To blog or not to blog, that is the question. And, increasingly, the former has seemed like the better option. Every so often, I get the itch to write, and it seems a waste to ignore it. I try to have interesting conversations with interesting people, and it seems a waste if they're not recorded. I also have fairly disparate interests, and I'm hoping a blog will funnel me into exploring them on a more systematic basis.

To start off with, I've put up a number of projects of mine in the Programming and Learning & Teaching tabs. I'll be making posts with some commentary on these later. They cover quite an eclectic range of subjects. Some were motivated by my own curiosity, essentially me taking notes as I learned about a topic. Some were intended as presents for my siblings, to help them explore areas they were interested in (living overseas, I've started coming around to my dad's view that "the best presents are virtual ones"). The programming projects (more to come up later) were largely inspired by some interesting Oxford courses that I took. If you've got any thoughts/comments/corrections on any of them, do drop me a line.

Lastly, I should probably explain the title of this blog. It definitely doesn't mean that all the thinking has been done already. A better interpretation is that it's describing broad and holistic thinking, which this blog definitely aims to do. But in fact, it's mostly a computer science reference. A "complete" problem is one which is at least as hard as every other problem in its class. For example, a problem is P-complete if any other problem which can be solved in a polynomial number of steps can be reduced to that problem. One of the most well-studied complexity classes is NP-complete problems, which are key to the most important unsolved problem in computer science. So if something is thinking complete, then it is one of the hardest problems in the class of all problems which can be solved by thinking.
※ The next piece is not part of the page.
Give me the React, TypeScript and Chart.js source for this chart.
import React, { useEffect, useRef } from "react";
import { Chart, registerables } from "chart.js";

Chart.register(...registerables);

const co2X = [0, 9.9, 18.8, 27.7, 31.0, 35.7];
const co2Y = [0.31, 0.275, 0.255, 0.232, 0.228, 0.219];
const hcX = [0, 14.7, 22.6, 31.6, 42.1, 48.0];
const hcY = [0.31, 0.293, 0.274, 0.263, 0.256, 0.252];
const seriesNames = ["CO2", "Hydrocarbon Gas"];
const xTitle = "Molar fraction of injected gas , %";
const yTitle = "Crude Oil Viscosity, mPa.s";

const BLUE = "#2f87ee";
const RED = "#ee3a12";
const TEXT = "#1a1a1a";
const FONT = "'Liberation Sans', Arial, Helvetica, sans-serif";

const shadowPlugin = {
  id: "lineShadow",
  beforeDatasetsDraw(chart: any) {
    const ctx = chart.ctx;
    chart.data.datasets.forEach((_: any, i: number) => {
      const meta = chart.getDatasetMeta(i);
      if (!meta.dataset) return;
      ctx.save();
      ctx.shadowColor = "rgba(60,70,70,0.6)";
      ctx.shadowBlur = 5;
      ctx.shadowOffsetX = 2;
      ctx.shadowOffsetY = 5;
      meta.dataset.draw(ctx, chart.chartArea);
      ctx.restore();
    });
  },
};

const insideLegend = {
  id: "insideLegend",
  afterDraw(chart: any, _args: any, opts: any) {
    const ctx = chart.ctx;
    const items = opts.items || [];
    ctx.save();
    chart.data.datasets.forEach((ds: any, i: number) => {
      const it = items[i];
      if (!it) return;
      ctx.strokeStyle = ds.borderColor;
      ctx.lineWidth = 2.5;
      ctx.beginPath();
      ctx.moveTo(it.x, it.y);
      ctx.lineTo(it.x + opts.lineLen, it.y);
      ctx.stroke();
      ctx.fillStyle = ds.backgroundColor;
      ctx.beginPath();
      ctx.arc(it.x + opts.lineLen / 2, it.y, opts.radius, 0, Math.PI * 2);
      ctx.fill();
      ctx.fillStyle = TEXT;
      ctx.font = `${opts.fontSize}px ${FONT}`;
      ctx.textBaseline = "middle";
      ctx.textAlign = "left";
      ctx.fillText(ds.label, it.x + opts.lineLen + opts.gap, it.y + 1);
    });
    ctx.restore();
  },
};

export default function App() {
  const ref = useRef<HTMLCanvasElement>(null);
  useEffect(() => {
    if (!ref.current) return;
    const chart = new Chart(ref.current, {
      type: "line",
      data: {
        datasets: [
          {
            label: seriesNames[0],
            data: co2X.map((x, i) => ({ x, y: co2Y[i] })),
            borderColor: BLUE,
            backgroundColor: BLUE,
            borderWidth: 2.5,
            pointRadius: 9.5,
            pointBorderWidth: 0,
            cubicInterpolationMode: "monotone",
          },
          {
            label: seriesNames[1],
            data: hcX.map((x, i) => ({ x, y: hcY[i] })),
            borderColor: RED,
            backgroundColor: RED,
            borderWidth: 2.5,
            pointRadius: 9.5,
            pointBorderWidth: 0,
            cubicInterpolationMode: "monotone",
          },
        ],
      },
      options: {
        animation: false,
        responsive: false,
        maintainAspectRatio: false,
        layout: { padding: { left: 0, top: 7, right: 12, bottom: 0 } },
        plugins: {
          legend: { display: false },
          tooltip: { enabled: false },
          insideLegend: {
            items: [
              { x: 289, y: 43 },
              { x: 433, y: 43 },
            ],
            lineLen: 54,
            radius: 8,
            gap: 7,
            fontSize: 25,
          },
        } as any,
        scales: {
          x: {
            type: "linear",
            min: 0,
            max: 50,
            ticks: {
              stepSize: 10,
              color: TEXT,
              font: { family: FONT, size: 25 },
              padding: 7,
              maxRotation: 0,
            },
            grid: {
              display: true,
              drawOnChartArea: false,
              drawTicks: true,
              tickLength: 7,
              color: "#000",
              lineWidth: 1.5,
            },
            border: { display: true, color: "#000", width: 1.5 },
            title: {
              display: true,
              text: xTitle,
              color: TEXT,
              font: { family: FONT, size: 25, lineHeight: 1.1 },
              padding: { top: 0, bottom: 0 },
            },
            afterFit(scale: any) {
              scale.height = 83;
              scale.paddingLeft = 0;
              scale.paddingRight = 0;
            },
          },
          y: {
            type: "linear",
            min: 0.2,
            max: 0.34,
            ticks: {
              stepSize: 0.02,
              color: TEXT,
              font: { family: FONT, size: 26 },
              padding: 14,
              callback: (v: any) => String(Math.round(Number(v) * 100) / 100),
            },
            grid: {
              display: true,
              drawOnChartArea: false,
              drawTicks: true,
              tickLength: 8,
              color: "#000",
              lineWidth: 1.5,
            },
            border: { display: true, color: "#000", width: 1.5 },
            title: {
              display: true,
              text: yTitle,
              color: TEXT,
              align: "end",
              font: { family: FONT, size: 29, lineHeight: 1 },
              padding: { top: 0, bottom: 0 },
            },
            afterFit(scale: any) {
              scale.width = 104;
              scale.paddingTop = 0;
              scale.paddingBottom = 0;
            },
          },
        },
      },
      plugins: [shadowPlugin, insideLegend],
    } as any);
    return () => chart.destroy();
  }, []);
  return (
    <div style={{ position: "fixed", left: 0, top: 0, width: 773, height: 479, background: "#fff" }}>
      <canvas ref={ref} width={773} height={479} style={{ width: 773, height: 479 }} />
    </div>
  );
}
Taken literally, there might be two problems in that group: creating general AI, and convincing a lot of very competent people to work for or with you (both interests of mine, in fact). All other problems reduce to these, since if you can do either of them, you can use that to solve any other thinking-related problem. But in a broader sense, it's about a certain mindset. Richard Hamming (inventor of the first perfectly efficient code) used to go around asking his colleagues: "What's the most important problem in your field, and why aren't you working on it?" Perhaps it's not realistic to work on all the best problems out there, but it's certainly realistic to blog about them. So, time to get started.